Ms. Jimenez-Zambrano, a native Peruvian, completed her undergraduate education in Biology and Spanish at the University of Colorado Denver. She received a Master of Public Health degree in Community and Behavioral Health at the Colorado School of Public Health. She has experience working with Latino population in the Denver Metro Area. After completing her MPH in 2012, Ms. Jimenez-Zambrano has been working in qualitative data methods, facilitating focus groups, developing and doing data collection through surveys, and analyzing data in SPSS. She has also worked on international rapid needs assessments in Guatemala and in Peru with the Center for Global Health. She is currently pursuing her PhD in Health and Behavioral Sciences at University of Colorado Denver.
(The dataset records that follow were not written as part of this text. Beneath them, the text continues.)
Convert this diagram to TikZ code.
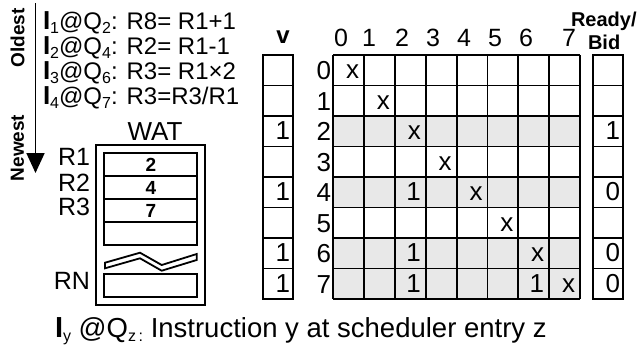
\documentclass[tikz,border=0pt]{standalone}
\usepackage{fontspec}
\setmainfont{Liberation Sans}
\usetikzlibrary{arrows.meta}
\newcommand\fsz[1]{\fontsize{#1}{#1}\selectfont}
\newcommand\sbs[2][16]{\raisebox{-4.5pt}{\fsz{#1}#2}}
\begin{document}
\begin{tikzpicture}[x=1pt,y=-1pt,
  txt/.style={inner sep=0pt,outer sep=0pt},
  ln/.style={line width=1.8pt,black},
  shade/.style={fill=black!9}]
\useasboundingbox (0,0) rectangle (639,349);
\fill[white] (0,0) rectangle (639,349);

% ---------- instruction list ----------
\foreach \i/\yy/\q/\rest in {1/29/2/{R8= R1+1},2/54/4/{R2= R1-1},3/79/6/{R3= R1×2},4/104/7/{R3=R3/R1}}{
  \node[txt,anchor=base west] (ins\i) at (43,\yy) {\fsz{24}{\fsz{26}\textbf{I}}\sbs{\i}@Q\sbs{\q}: \rest};
}
% age arrow
\coordinate (atop) at (35.5,3);
\coordinate (abot) at (35.5,173);
\draw[line width=1.8pt,-{Triangle[width=18pt,length=20pt]}] (atop) -- (abot);
\node[txt,rotate=90] (old) at (17.5,38) {\fsz{19}\textbf{Oldest}};
\node[txt,rotate=90] (new) at (17.5,148) {\fsz{19}\textbf{Newest}};

% ---------- WAT ----------
\node[txt] (wat) at (155,132) {\fsz{26}WAT};
\draw[ln] (96,145) rectangle (205,305);
\draw[ln] (104,153) rectangle (197,245);
\foreach \yy in {176,199,222} \draw[ln] (104,\yy) -- (197,\yy);
\draw[ln] (104,274) rectangle (197,297);
\draw[ln,line join=miter] (105,262.7) -- (140,252.7) -- (161.7,265) -- (196.7,254) -- (196.7,260) -- (161.7,270.7) -- (140,258.3) -- (105,268.3) -- cycle;
\node[txt] (w1) at (151,164.5) {\fsz{19}\textbf{2}};
\node[txt] (w2) at (151,187.5) {\fsz{19}\textbf{4}};
\node[txt] (w3) at (151,210.5) {\fsz{19}\textbf{7}};
\node[txt,anchor=east] (r1) at (90,157) {\fsz{25}R1};
\node[txt,anchor=east] (r2) at (90,183) {\fsz{25}R2};
\node[txt,anchor=east] (r3) at (90,207) {\fsz{25}R3};
\node[txt,anchor=east] (rn) at (90,281) {\fsz{25}RN};

% ---------- matrix ----------
\def\gx{333.3}\def\cw{30.84}\def\gy{55}\def\rh{30.5}
\foreach \r in {2,4,6,7}
  \fill[shade] (\gx,\gy+\rh*\r) rectangle (\gx+8*\cw,\gy+\rh*\r+\rh);
\foreach \c in {0,...,8} \draw[ln] (\gx+\cw*\c,\gy) -- (\gx+\cw*\c,\gy+8*\rh);
\foreach \r in {0,...,8} \draw[ln] (\gx,\gy+\rh*\r) -- (\gx+8*\cw,\gy+\rh*\r);
% v column and ready column
\foreach \xa/\xb in {262.7/293.3,593.3/623.3}{
  \draw[ln] (\xa,\gy) rectangle (\xb,\gy+8*\rh);
  \foreach \r in {1,...,7} \draw[ln] (\xa,\gy+\rh*\r) -- (\xb,\gy+\rh*\r);
}
% headers
\node[txt,anchor=base] (hv) at (283,43) {\fsz{24}\textbf{v}};
\node[txt,anchor=base west] (hready) at (571,26) {\fsz{20}\textbf{Ready/}};
\node[txt,anchor=base west] (hbid) at (588,49) {\fsz{20}\textbf{Bid}};
\foreach \c/\xx in {0/341,1/369,2/402,3/433,4/464,5/495,6/526,7/569}
  \node[txt,anchor=base] (hc\c) at (\xx,46) {\fsz{25}\c};
\foreach \r in {0,...,7}
  \node[txt,anchor=base east] (hr\r) at (331,\gy+\rh*\r+\rh-6) {\fsz{26}\r};
% cell contents
\foreach \r/\c/\t in {0/0/x,1/1/x,2/2/x,3/3/x,4/2/1,4/4/x,5/5/x,6/2/1,6/6/x,7/2/1,7/6/1,7/7/x}
  \node[txt,anchor=base east] (m\r\c) at (\gx+\cw*\c+\cw-5,\gy+\rh*\r+\rh-7) {\fsz{26}\t};
\foreach \r in {2,4,6,7}
  \node[txt,anchor=base east] (v\r) at (290,\gy+\rh*\r+\rh-7) {\fsz{26}1};
\foreach \r/\t in {2/1,4/0,6/0,7/0}
  \node[txt,anchor=base east] (rb\r) at (620,\gy+\rh*\r+\rh-7) {\fsz{26}\t};

% ---------- legend ----------
\node[txt,anchor=base west] (legend) at (55,337) {\fsz{27.5}{\fsz{29}\textbf{I}}\sbs[16]{y} @Q\sbs[16]{z\,:} Instruction y at scheduler entry z};
\end{tikzpicture}
\end{document}
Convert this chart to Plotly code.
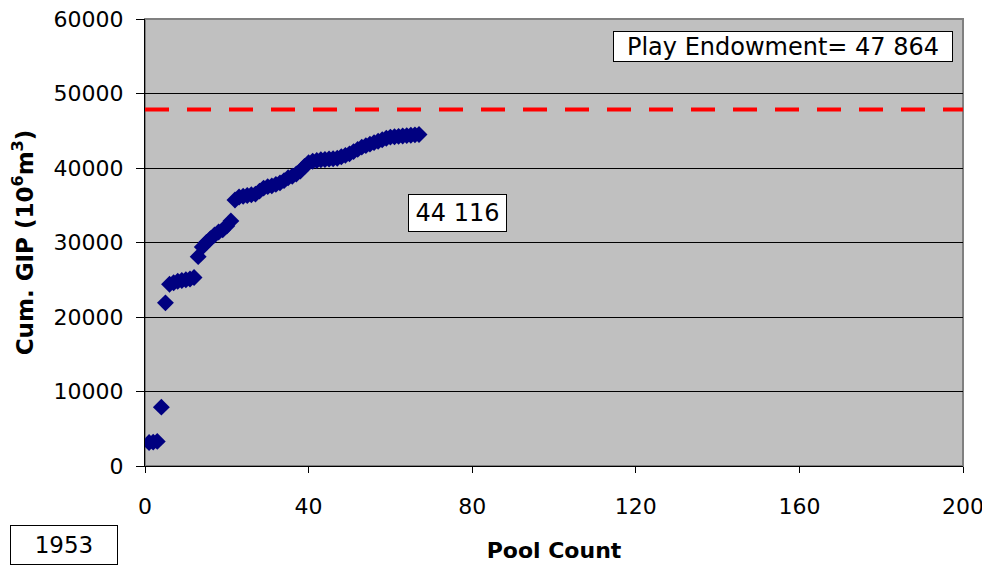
import plotly.graph_objects as go

pool_count = list(range(1, 68))
cum_gip = [3150, 3200, 3300, 7900, 21900, 24400, 24600, 24800, 24900, 25000,
           25100, 25300, 28100, 29400, 30000, 30500, 31000, 31400, 31700, 32200,
           32900, 35700, 36100, 36200, 36300, 36400, 36500, 36900, 37300, 37500,
           37600, 37800, 38000, 38300, 38700, 38900, 39200, 39600, 40200, 40700,
           40900, 41000, 41100, 41150, 41200, 41250, 41300, 41500, 41700, 41900,
           42200, 42500, 42800, 43000, 43200, 43400, 43600, 43800, 44000, 44150,
           44200, 44250, 44300, 44350, 44400, 44450, 44500]
endowment = 47864
x_ticks = [0, 40, 80, 120, 160, 200]
y_ticks = [0, 10000, 20000, 30000, 40000, 50000, 60000]

FONT = "DejaVu Sans, Liberation Sans, Arial, sans-serif"

fig = go.Figure()
fig.add_trace(go.Scatter(
    x=[0, 200], y=[endowment, endowment], mode="lines",
    line=dict(color="#FF0000", width=4, dash="24px,18px"),
    hoverinfo="skip", showlegend=False))
fig.add_trace(go.Scatter(
    x=pool_count, y=cum_gip, mode="markers",
    marker=dict(symbol="diamond", size=13, color="#000080",
                line=dict(width=0)),
    showlegend=False))

fig.update_layout(
    width=982, height=562,
    margin=dict(l=137, r=27, t=11, b=104),
    paper_bgcolor="white", plot_bgcolor="#C0C0C0",
    font=dict(family=FONT, size=22, color="black"),
    xaxis=dict(range=[0, 200], tickvals=x_ticks, ticktext=[str(v) for v in x_ticks],
               showgrid=False, zeroline=False, automargin=False,
               showline=True, linecolor="black", linewidth=1,
               ticks="outside", ticklen=6, tickcolor="black",
               ticklabelstandoff=15, ticklabeloverflow="allow",
               tickfont=dict(family=FONT, size=22),
               title=dict(text="<b>Pool Count</b>", font=dict(family=FONT, size=22),
                          standoff=24)),
    yaxis=dict(range=[0, 60000], tickvals=y_ticks, ticktext=[str(v) for v in y_ticks],
               showgrid=True, gridcolor="#000000", gridwidth=1, zeroline=False,
               automargin=False,
               showline=True, linecolor="black", linewidth=1,
               ticks="outside", ticklen=8, tickcolor="black",
               ticklabelstandoff=8, ticklabeloverflow="allow",
               tickfont=dict(family=FONT, size=22),
               title=dict(text="<b>Cum. GIP (10<sup>6</sup>m<sup>3</sup>)</b>",
                          font=dict(family=FONT, size=23), standoff=22)),
    shapes=[dict(type="rect", xref="paper", yref="paper", x0=0, x1=1, y0=0, y1=1,
                 line=dict(color="#808080", width=2), layer="below")],
    annotations=[
        dict(x=76.3, y=33900, xref="x", yref="y", text="44 116", showarrow=False,
             font=dict(family=FONT, size=24), bgcolor="white",
             bordercolor="black", borderwidth=1, width=95, height=34),
        dict(x=156, y=56340, xref="x", yref="y", text="Play Endowment= 47 864",
             showarrow=False, font=dict(family=FONT, size=24), bgcolor="white",
             bordercolor="black", borderwidth=1, width=336, height=27),
        dict(x=(64 - 145) / 818, y=(466 - 545) / 447, xref="paper", yref="paper",
             xanchor="center", yanchor="middle",
             text="1953", showarrow=False, font=dict(family=FONT, size=23),
             bgcolor="white", bordercolor="black", borderwidth=1,
             width=104, height=36),
    ],
)

fig.write_html("out.html")
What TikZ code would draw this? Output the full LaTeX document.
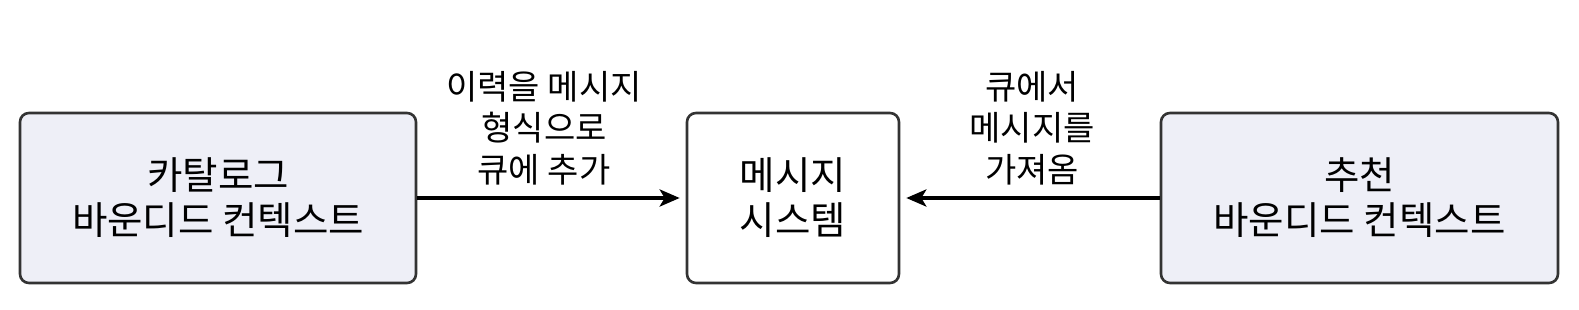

Rebekah Gaensbauer, MD, MPH - Global Health Fellow
Dr. Gaensbauer graduated with Honors in Development Studies from Brown University, and then attended Tulane School of Public Health & Tropical Medicine where she obtained an MPH in International Health. After graduate school she worked in the Tennessee State Health Department before deciding to pursue my medical degree at University College Cork in Ireland and Pediatric Residency at Children’s Hospital Colorado. In the course of her career she has worked and volunteered in Nepal, South Africa, Kenya, St. Lucia and Guatemala. Her interests within global health include malnutrition, and bridging disparities in health for women and children in the Developing World. Closer to home, she is interested in expanding health care to meet the often complex needs of refugee children. She is married to James Gaensbauer, a pediatrician, and has 2 children ages 11 and 13.
Kimberly Insel, MD, MPH - Global Health Fellow
After finishing her BS in Neuroscience at Brown, Kim received her Masters in Public Health in International Health at Boston University School of Public Health (BUSPH). At BUSPH, Kim worked on Prevention of Maternal to Child Transmission programming in Northwest Cameroon and worked with the Centers for International Health at BU teaching in the Complex Humanitarian Emergencies and Disasters course. After public health school, Kim worked with the World Health Organization in Turkey training health care providers in disease surveillance and outbreak investigation. She completed her medical degree at the University of Arizona. In medical school she became an Applied Epidemiology Fellow at the Centers for Disease Control and Prevention where she worked on developing an active surveillance tool for individuals traveling to the US from Haiti post Haiti-Earthquake in 2010. She completed her residency in the Department of Family Medicine at the University of Colorado. Her main interest is on resident and medical student education, capacity building and maternal-child health.
Saskia Bunge Montes, MD - Celgene Global Heatlh Fellow
Saskia completed her Bachelors in Science and then received her medical degree at Universidad Francisco Marroquín in Guatemala City Guatemala. She is interested in community health, specifically the creation of sustainable preventative health programs that involve community participation.
Gabriela M Samayoa Reyes, BSc - Celgene Global Health Fellow
Gabriela completed her undergraduate education in Biochemistry and Microbiology in Guatemala City at the Del Valle University. She then worked with Tropical Diseases, mainly Chagas Disease, in the Center for Disease Studies in Del Valle University, Guatemala. Her prior research focused on the Control of Chagas Disease in rural areas of Guatemala.